### DATA FOR PROCESSING
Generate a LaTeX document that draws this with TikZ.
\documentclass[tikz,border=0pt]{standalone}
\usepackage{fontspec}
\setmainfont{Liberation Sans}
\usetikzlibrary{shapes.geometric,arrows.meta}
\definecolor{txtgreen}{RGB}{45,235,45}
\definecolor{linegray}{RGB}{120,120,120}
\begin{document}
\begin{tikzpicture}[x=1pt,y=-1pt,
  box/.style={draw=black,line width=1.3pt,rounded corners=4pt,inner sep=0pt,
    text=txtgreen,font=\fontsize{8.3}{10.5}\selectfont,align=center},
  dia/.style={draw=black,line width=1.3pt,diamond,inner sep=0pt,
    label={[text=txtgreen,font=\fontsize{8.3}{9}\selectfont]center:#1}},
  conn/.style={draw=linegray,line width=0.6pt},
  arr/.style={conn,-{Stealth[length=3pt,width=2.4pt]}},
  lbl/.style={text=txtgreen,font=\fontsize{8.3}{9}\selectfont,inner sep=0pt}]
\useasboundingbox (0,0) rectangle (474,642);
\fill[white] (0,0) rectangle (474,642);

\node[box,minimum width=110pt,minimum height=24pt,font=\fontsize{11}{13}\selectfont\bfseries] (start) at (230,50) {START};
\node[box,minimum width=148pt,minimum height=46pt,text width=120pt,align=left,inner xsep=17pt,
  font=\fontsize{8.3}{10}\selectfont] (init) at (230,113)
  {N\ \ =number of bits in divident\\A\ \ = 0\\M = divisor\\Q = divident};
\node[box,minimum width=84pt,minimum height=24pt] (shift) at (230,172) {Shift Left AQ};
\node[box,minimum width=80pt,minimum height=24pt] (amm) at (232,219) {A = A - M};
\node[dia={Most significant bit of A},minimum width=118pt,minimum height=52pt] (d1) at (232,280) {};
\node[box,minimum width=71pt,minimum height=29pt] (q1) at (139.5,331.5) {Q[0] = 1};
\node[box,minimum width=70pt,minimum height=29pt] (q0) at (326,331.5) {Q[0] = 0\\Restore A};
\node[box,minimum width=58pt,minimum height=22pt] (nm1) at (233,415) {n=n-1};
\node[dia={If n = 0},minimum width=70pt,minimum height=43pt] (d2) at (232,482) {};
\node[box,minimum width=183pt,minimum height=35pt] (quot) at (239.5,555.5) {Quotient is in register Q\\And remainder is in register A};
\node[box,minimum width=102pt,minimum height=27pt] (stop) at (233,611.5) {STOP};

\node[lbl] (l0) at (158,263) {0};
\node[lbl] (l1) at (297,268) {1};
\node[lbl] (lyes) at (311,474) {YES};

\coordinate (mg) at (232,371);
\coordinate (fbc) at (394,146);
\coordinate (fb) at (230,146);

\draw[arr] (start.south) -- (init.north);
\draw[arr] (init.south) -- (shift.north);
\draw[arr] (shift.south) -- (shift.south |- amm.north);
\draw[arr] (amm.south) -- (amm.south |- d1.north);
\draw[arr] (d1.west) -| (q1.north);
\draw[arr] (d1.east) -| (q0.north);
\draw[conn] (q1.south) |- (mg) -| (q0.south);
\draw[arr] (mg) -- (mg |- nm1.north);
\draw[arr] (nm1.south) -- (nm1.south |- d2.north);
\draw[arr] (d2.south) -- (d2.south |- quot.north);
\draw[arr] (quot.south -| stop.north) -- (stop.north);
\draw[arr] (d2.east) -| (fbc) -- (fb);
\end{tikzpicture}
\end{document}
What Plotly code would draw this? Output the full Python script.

### TO BE DONE
Extract the entries above verbatim.

### THE REPLY
Generate a LaTeX document that draws this with TikZ.
\documentclass[tikz,border=0pt]{standalone}
\usepackage{fontspec}
\setmainfont{Liberation Sans}
\usetikzlibrary{shapes.geometric,arrows.meta}
\definecolor{txtgreen}{RGB}{45,235,45}
\definecolor{linegray}{RGB}{120,120,120}
\begin{document}
\begin{tikzpicture}[x=1pt,y=-1pt,
  box/.style={draw=black,line width=1.3pt,rounded corners=4pt,inner sep=0pt,
    text=txtgreen,font=\fontsize{8.3}{10.5}\selectfont,align=center},
  dia/.style={draw=black,line width=1.3pt,diamond,inner sep=0pt,
    label={[text=txtgreen,font=\fontsize{8.3}{9}\selectfont]center:#1}},
  conn/.style={draw=linegray,line width=0.6pt},
  arr/.style={conn,-{Stealth[length=3pt,width=2.4pt]}},
  lbl/.style={text=txtgreen,font=\fontsize{8.3}{9}\selectfont,inner sep=0pt}]
\useasboundingbox (0,0) rectangle (474,642);
\fill[white] (0,0) rectangle (474,642);

\node[box,minimum width=110pt,minimum height=24pt,font=\fontsize{11}{13}\selectfont\bfseries] (start) at (230,50) {START};
\node[box,minimum width=148pt,minimum height=46pt,text width=120pt,align=left,inner xsep=17pt,
  font=\fontsize{8.3}{10}\selectfont] (init) at (230,113)
  {N\ \ =number of bits in divident\\A\ \ = 0\\M = divisor\\Q = divident};
\node[box,minimum width=84pt,minimum height=24pt] (shift) at (230,172) {Shift Left AQ};
\node[box,minimum width=80pt,minimum height=24pt] (amm) at (232,219) {A = A - M};
\node[dia={Most significant bit of A},minimum width=118pt,minimum height=52pt] (d1) at (232,280) {};
\node[box,minimum width=71pt,minimum height=29pt] (q1) at (139.5,331.5) {Q[0] = 1};
\node[box,minimum width=70pt,minimum height=29pt] (q0) at (326,331.5) {Q[0] = 0\\Restore A};
\node[box,minimum width=58pt,minimum height=22pt] (nm1) at (233,415) {n=n-1};
\node[dia={If n = 0},minimum width=70pt,minimum height=43pt] (d2) at (232,482) {};
\node[box,minimum width=183pt,minimum height=35pt] (quot) at (239.5,555.5) {Quotient is in register Q\\And remainder is in register A};
\node[box,minimum width=102pt,minimum height=27pt] (stop) at (233,611.5) {STOP};

\node[lbl] (l0) at (158,263) {0};
\node[lbl] (l1) at (297,268) {1};
\node[lbl] (lyes) at (311,474) {YES};

\coordinate (mg) at (232,371);
\coordinate (fbc) at (394,146);
\coordinate (fb) at (230,146);

\draw[arr] (start.south) -- (init.north);
\draw[arr] (init.south) -- (shift.north);
\draw[arr] (shift.south) -- (shift.south |- amm.north);
\draw[arr] (amm.south) -- (amm.south |- d1.north);
\draw[arr] (d1.west) -| (q1.north);
\draw[arr] (d1.east) -| (q0.north);
\draw[conn] (q1.south) |- (mg) -| (q0.south);
\draw[arr] (mg) -- (mg |- nm1.north);
\draw[arr] (nm1.south) -- (nm1.south |- d2.north);
\draw[arr] (d2.south) -- (d2.south |- quot.north);
\draw[arr] (quot.south -| stop.north) -- (stop.north);
\draw[arr] (d2.east) -| (fbc) -- (fb);
\end{tikzpicture}
\end{document}
What Plotly code would draw this? Output the full Python script.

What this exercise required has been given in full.